Securing personal devices from botnet attacks

In today’s IoT, it can be challenging to manage and patch smart home devices. They can be hacked in minutes. Malware can even introduce a permanent backdoor to many devices, allowing hackers to add them to a botnet whenever they wish. Worse, the functionality of many IoT devices adds the potential for “creepy” attacks that take advantage of gathered data, special functionality, and even surveillance. For example, hackers with control over a data center’s IoT climate control devices could turn the temperature up to its maximum, taking computing resources offline by causing them to overheat. Nor would it be at all far-fetched to see hackers using IoT video conferencing equipment to spy on personnel at an enterprise, learning the optimal time to deliver an attack.

Preventing your own IoT devices from contributing to botnets – and/or exposing your home or enterprise to more nefarious dangers – requires diligence. Research any IoT devices ahead of making a purchase to ensure they aren’t known to be susceptible to malware, and that it’s possible to customize the login credentials to avoid using the default settings.

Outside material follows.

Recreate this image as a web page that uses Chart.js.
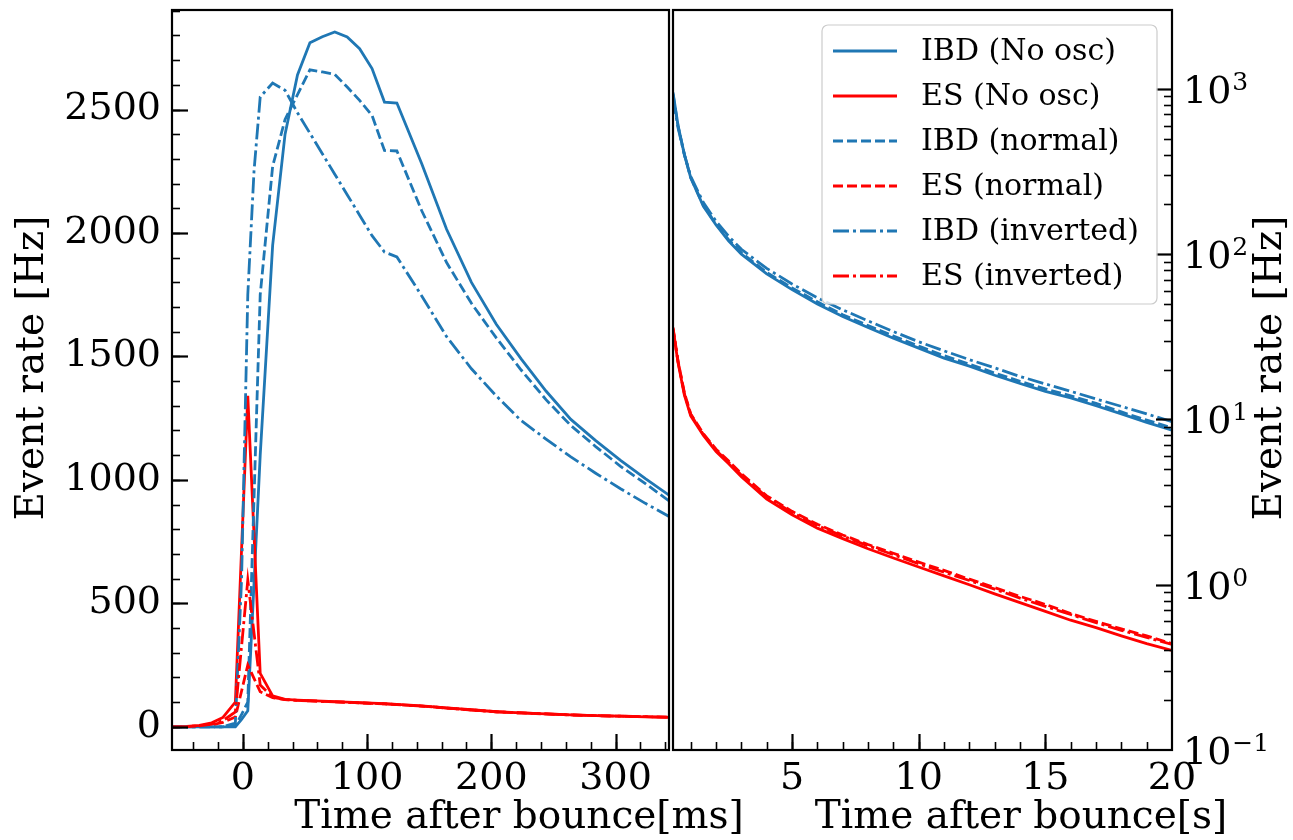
<!DOCTYPE html>
<html>
<head>
<meta charset="utf-8">
<title>Event rate after bounce</title>
<script src="https://cdn.jsdelivr.net/npm/chart.js@4.4.1/dist/chart.umd.min.js"></script>
<style>
  html, body { margin: 0; padding: 0; background: #fff; }
  #wrap { position: relative; width: 1293px; height: 840px; }
  #wrap canvas { position: absolute; left: 0; top: 0; }
</style>
</head>
<body>
<div id="wrap">
  <canvas id="leftChart" width="1293" height="840"></canvas>
  <canvas id="rightChart" width="1293" height="840"></canvas>
</div>
<script>
// ── Data: left panel, time after bounce in ms (linear axis) ──
const timeMs = [-57, -45, -35, -25, -16, -6, -1, 4, 9, 14, 24, 34, 44, 54, 64, 74, 84, 94, 104, 114, 124,
  144, 164, 184, 204, 224, 244, 264, 284, 304, 324, 343];
const ibdNoOscMs = [0, 0, 0, 0, 0, 0, 30, 65, 580, 1100, 1950, 2400, 2640, 2770, 2795, 2814, 2794, 2746, 2666, 2530, 2526,
  2280, 2015, 1800, 1630, 1490, 1360, 1245, 1159, 1079, 1005, 938];
const esNoOscMs = [0, 2, 6, 16, 38, 100, 720, 1340, 780, 216, 125, 111, 108, 106, 104, 102, 100, 98, 96, 94, 91,
  85, 77, 69, 61, 56, 52, 48, 45, 43, 40, 38];
const ibdNormalMs = [0, 0, 0, 0, 0, 5, 50, 100, 925, 1750, 2270, 2460, 2560, 2661, 2652, 2642, 2591, 2537, 2476, 2334, 2332,
  2090, 1880, 1715, 1575, 1445, 1325, 1220, 1135, 1055, 985, 915];
const esNormalMs = [0, 1, 3, 8, 18, 40, 145, 250, 196, 142, 118, 110, 107, 105, 103, 101, 99, 97, 95, 93, 90,
  84, 76, 68, 61, 56, 52, 48, 45, 43, 41, 39];
const ibdInvertedMs = [0, 0, 0, 0, 0, 15, 600, 1750, 2250, 2551, 2607, 2578, 2487, 2404, 2321, 2238, 2155, 2072, 1989, 1923, 1903,
  1745, 1580, 1450, 1340, 1240, 1165, 1093, 1027, 964, 905, 852];
const esInvertedMs = [0, 1, 4, 11, 25, 60, 327, 594, 380, 169, 120, 110, 107, 105, 103, 101, 99, 97, 95, 93, 90,
  84, 76, 68, 61, 56, 52, 48, 45, 43, 41, 39];

// ── Data: right panel, time after bounce in s (log y axis) ──
const timeS = [0.3, 0.5, 0.75, 1, 1.5, 2, 2.5, 3, 4, 5, 6, 7, 8, 9, 10, 11, 12, 13, 14, 15, 16, 17, 18, 19, 20];
const ibdNoOscS = [950, 600, 400, 290, 195, 150, 120, 100, 76, 61, 50, 42, 36, 31, 27, 23.5, 21, 18.5, 16.5, 14.8, 13.5, 12.1, 10.8, 9.6, 8.6];
const esNoOscS = [35, 22, 14, 10.5, 8.0, 6.4, 5.4, 4.5, 3.3, 2.65, 2.2, 1.9, 1.65, 1.45, 1.28, 1.13, 1.0, 0.88, 0.78, 0.69, 0.61, 0.55, 0.49, 0.44, 0.40];
const ibdNormalS = [930, 595, 400, 290, 197, 152, 122, 102, 77.5, 62.5, 51.5, 43, 37, 32, 27.8, 24.3, 21.6, 19.1, 17, 15.3, 13.9, 12.5, 11.1, 9.9, 8.9];
const esNormalS = [36, 22.5, 14.5, 10.8, 8.2, 6.6, 5.6, 4.7, 3.45, 2.78, 2.32, 2.0, 1.75, 1.55, 1.37, 1.22, 1.08, 0.96, 0.85, 0.76, 0.67, 0.6, 0.54, 0.49, 0.44];
const ibdInvertedS = [880, 580, 400, 295, 205, 158, 128, 107, 82, 66, 54.5, 46, 39.5, 34, 29.5, 26, 23, 20.5, 18.2, 16.4, 14.8, 13.3, 12.0, 10.8, 9.7];
const esInvertedS = [35.5, 22.3, 14.3, 10.7, 8.1, 6.5, 5.5, 4.6, 3.4, 2.74, 2.28, 1.97, 1.72, 1.52, 1.34, 1.19, 1.06, 0.94, 0.83, 0.74, 0.66, 0.59, 0.53, 0.48, 0.435];

// ── Tick labels ──
const leftXTicks = [0, 100, 200, 300];
const leftYTicks = [0, 500, 1000, 1500, 2000, 2500];
const rightXTicks = [5, 10, 15, 20];
const rightYTicks = [0.1, 1, 10, 100, 1000];
const rightYExponents = ['−1', '0', '1', '2', '3'];

const seriesNames = ['IBD (No osc)', 'ES (No osc)', 'IBD (normal)', 'ES (normal)', 'IBD (inverted)', 'ES (inverted)'];

// ── Styling ──
const FONT = '"DejaVu Serif", "Liberation Serif", serif';
const BLUE = '#1f77b4';
const RED = '#ff0000';
const DASH = [10, 4];
const DASHDOT = [16, 4, 3, 4];
const styles = [
  { color: BLUE, dash: [] }, { color: RED, dash: [] },
  { color: BLUE, dash: DASH }, { color: RED, dash: DASH },
  { color: BLUE, dash: DASHDOT }, { color: RED, dash: DASHDOT },
];

function makeDatasets(xs, seriesList) {
  return seriesList.map(function (ys, i) {
    return {
      label: seriesNames[i],
      data: xs.map((x, k) => ({ x: x, y: ys[k] })),
      borderColor: styles[i].color,
      borderDash: styles[i].dash,
      borderWidth: 2.8,
      pointRadius: 0,
      tension: 0,
      fill: false,
      order: seriesList.length - i, // later series on top, like matplotlib
    };
  });
}

// keep chart area exactly where the layout padding puts it
function noLabelPadding(s) {
  s.paddingTop = 0; s.paddingBottom = 0; s.paddingLeft = 0; s.paddingRight = 0;
}

// ── Plugin: frame + inward major/minor ticks ──
const frameTicks = {
  id: 'frameTicks',
  afterDatasetsDraw(chart, args, opts) {
    const { ctx, chartArea: a } = chart;
    ctx.save();
    ctx.strokeStyle = '#000';
    ctx.setLineDash([]);
    (opts.marks || []).forEach(function (m) {
      const scale = chart.scales[m.axis];
      const draw = function (vals, len, lw) {
        ctx.lineWidth = lw;
        vals.forEach(function (v) {
          const p = Math.round(scale.getPixelForValue(v)) + 0.5;
          ctx.beginPath();
          if (m.side === 'bottom') {
            if (p < a.left || p > a.right) return;
            ctx.moveTo(p, a.bottom); ctx.lineTo(p, a.bottom - len);
          } else if (m.side === 'left') {
            if (p < a.top || p > a.bottom) return;
            ctx.moveTo(a.left, p); ctx.lineTo(a.left + len, p);
          } else {
            if (p < a.top || p > a.bottom) return;
            ctx.moveTo(a.right, p); ctx.lineTo(a.right - len, p);
          }
          ctx.stroke();
        });
      };
      draw(m.minor, 8, 1.6);
      draw(m.major, 16, 2.2);
    });
    ctx.lineWidth = 2.2;
    ctx.strokeRect(a.left, a.top, a.right - a.left, a.bottom - a.top);
    ctx.restore();
  }
};

// ── Plugin: axis titles placed like the original figure ──
const axisTitles = {
  id: 'axisTitles',
  afterDraw(chart, args, opts) {
    const ctx = chart.ctx;
    ctx.save();
    ctx.fillStyle = '#000';
    ctx.font = opts.size + 'px ' + FONT;
    ctx.textAlign = 'center';
    ctx.textBaseline = 'middle';
    (opts.items || []).forEach(function (t) {
      ctx.save();
      ctx.translate(t.x, t.y);
      if (t.rotate) ctx.rotate(t.rotate);
      ctx.fillText(t.text, 0, 0);
      ctx.restore();
    });
    ctx.restore();
  }
};

// ── Plugin: 10^n labels with a real raised exponent ──
const powerLabels = {
  id: 'powerLabels',
  afterDraw(chart, args, opts) {
    const ctx = chart.ctx;
    const scale = chart.scales[opts.axis];
    const x0 = chart.chartArea.right + opts.gap;
    ctx.save();
    ctx.fillStyle = '#000';
    ctx.textAlign = 'left';
    ctx.textBaseline = 'alphabetic';
    rightYTicks.forEach(function (v, i) {
      const y = scale.getPixelForValue(v);
      ctx.font = opts.size + 'px ' + FONT;
      ctx.fillText('10', x0, y + opts.baseShift);
      const w = ctx.measureText('10').width;
      ctx.font = opts.supSize + 'px ' + FONT;
      ctx.fillText(rightYExponents[i], x0 + w + 1, y + opts.baseShift - opts.raise);
    });
    ctx.restore();
  }
};

// ── Plugin: matplotlib-like legend box ──
const boxLegend = {
  id: 'boxLegend',
  afterDraw(chart, args, opts) {
    const ctx = chart.ctx;
    const b = opts.box;
    ctx.save();
    ctx.beginPath();
    ctx.roundRect(b.x, b.y, b.w, b.h, 6);
    ctx.fillStyle = 'rgba(255,255,255,0.8)';
    ctx.fill();
    ctx.lineWidth = 1.2;
    ctx.strokeStyle = '#cccccc';
    ctx.stroke();
    ctx.font = opts.size + 'px ' + FONT;
    ctx.textBaseline = 'middle';
    ctx.textAlign = 'left';
    chart.data.datasets.forEach(function (ds, i) {
      const y = b.y + opts.firstRow + i * opts.rowStep;
      ctx.beginPath();
      ctx.setLineDash(ds.borderDash);
      ctx.lineWidth = ds.borderWidth;
      ctx.strokeStyle = ds.borderColor;
      ctx.moveTo(b.x + opts.sampleX0, y);
      ctx.lineTo(b.x + opts.sampleX1, y);
      ctx.stroke();
      ctx.setLineDash([]);
      ctx.fillStyle = '#000';
      ctx.fillText(ds.label, b.x + opts.textX, y + 1);
    });
    ctx.restore();
  }
};

const tickFont = { family: FONT, size: 38 };

function minorRange(from, to, step) {
  const out = [];
  for (let v = from; v <= to + 1e-9; v += step) out.push(Math.round(v * 1000) / 1000);
  return out;
}
function logMinor(lo, hi) {
  const out = [];
  for (let d = lo; d < hi; d *= 10) {
    for (let k = 2; k <= 9; k++) out.push(d * k);
  }
  return out;
}

// ── Left chart: linear, ms ──
new Chart(document.getElementById('leftChart'), {
  type: 'line',
  data: {
    datasets: makeDatasets(timeMs, [ibdNoOscMs, esNoOscMs, ibdNormalMs, esNormalMs, ibdInvertedMs, esInvertedMs])
  },
  plugins: [frameTicks, axisTitles],
  options: {
    responsive: false,
    animation: false,
    layout: { padding: { top: 10, right: 624, left: 0, bottom: 0 } },
    plugins: {
      legend: { display: false },
      tooltip: { enabled: false },
      frameTicks: {
        marks: [
          { axis: 'x', side: 'bottom', major: leftXTicks, minor: minorRange(-40, 340, 20) },
          { axis: 'y', side: 'left', major: leftYTicks, minor: minorRange(0, 2900, 100) },
        ]
      },
      axisTitles: {
        size: 39,
        items: [
          { text: 'Event rate [Hz]', x: 33, y: 368, rotate: -Math.PI / 2 },
          { text: 'Time after bounce[ms]', x: 519, y: 818 },
        ]
      }
    },
    scales: {
      x: {
        type: 'linear',
        min: -57,
        max: 343,
        grid: { display: false, drawTicks: false },
        border: { display: false },
        afterBuildTicks: s => { s.ticks = leftXTicks.map(v => ({ value: v })); },
        afterFit: s => { s.height = 90; noLabelPadding(s); },
        ticks: { font: tickFont, color: '#000', padding: 6, maxRotation: 0, autoSkip: false, callback: v => String(v) }
      },
      y: {
        type: 'linear',
        min: -94,
        max: 2903,
        grid: { display: false, drawTicks: false },
        border: { display: false },
        afterBuildTicks: s => { s.ticks = leftYTicks.map(v => ({ value: v })); },
        afterFit: s => { s.width = 172; noLabelPadding(s); },
        ticks: { font: tickFont, color: '#000', padding: 11, autoSkip: false, callback: v => String(v) }
      }
    }
  }
});

// ── Right chart: log, s ──
new Chart(document.getElementById('rightChart'), {
  type: 'line',
  data: {
    datasets: makeDatasets(timeS, [ibdNoOscS, esNoOscS, ibdNormalS, esNormalS, ibdInvertedS, esInvertedS])
  },
  plugins: [frameTicks, axisTitles, powerLabels, boxLegend],
  options: {
    responsive: false,
    animation: false,
    layout: { padding: { top: 10, right: 0, left: 673, bottom: 0 } },
    plugins: {
      legend: { display: false },
      tooltip: { enabled: false },
      frameTicks: {
        marks: [
          { axis: 'x', side: 'bottom', major: rightXTicks, minor: minorRange(1, 19, 1) },
          { axis: 'y', side: 'right', major: rightYTicks, minor: logMinor(0.1, 1000) },
        ]
      },
      axisTitles: {
        size: 39,
        items: [
          { text: 'Event rate [Hz]', x: 1271, y: 368, rotate: -Math.PI / 2 },
          { text: 'Time after bounce[s]', x: 1021, y: 818 },
        ]
      },
      powerLabels: { axis: 'y', gap: 11, size: 38, supSize: 25, baseShift: 14, raise: 13 },
      boxLegend: {
        size: 30,
        box: { x: 822, y: 25, w: 335, h: 279 },
        firstRow: 26,
        rowStep: 45,
        sampleX0: 11,
        sampleX1: 75,
        textX: 99
      }
    },
    scales: {
      x: {
        type: 'linear',
        min: 0.3,
        max: 20,
        grid: { display: false, drawTicks: false },
        border: { display: false },
        afterBuildTicks: s => { s.ticks = rightXTicks.map(v => ({ value: v })); },
        afterFit: s => { s.height = 90; noLabelPadding(s); },
        ticks: { font: tickFont, color: '#000', padding: 6, maxRotation: 0, autoSkip: false, callback: v => String(v) }
      },
      y: {
        type: 'logarithmic',
        position: 'right',
        min: 0.1,
        max: 3000,
        grid: { display: false, drawTicks: false },
        border: { display: false },
        afterBuildTicks: s => { s.ticks = rightYTicks.map(v => ({ value: v })); },
        afterFit: s => { s.width = 121; noLabelPadding(s); },
        ticks: { display: false }
      }
    }
  }
});
</script>
</body>
</html>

The Shodan Database is a useful tool for checking if a particular connected device is vulnerable. Beyond this, make sure to regularly change device passwords at least every 90 days, and use strong authentication (credentials like admin/admin are a recipe for disaster). Disable non-essential services as well – devices that have telnet, FTP or similar services exposed are easy recruits for botnets. Also, enable protocols like HTTPS and SSH to support encryption and strong authentication. Deploy security gateways to inspect, audit, and control network communications, and check the integrity of data transfers. Make sure that any IoT management hubs and services are secure. Importantly, update your devices whenever possible to guard against any critical vulnerabilities that arise.

If the presence of malware is suspected in a device, disconnect, reset it to factory settings, and install the latest patch before reconnecting. It is worth noting, however, that some devices are simply unpatchable and should be discarded entirely (in these cases a recall and refund may be available). With the wide array of useful functions that IoT devices deliver, security is essential to making sure these capabilities remain firmly in your own hands, and no one else’s.

Eric Watkins is senior malicious detection researcher at zvelo, a provider of content and device categorization, as well as malicious botnet detection services.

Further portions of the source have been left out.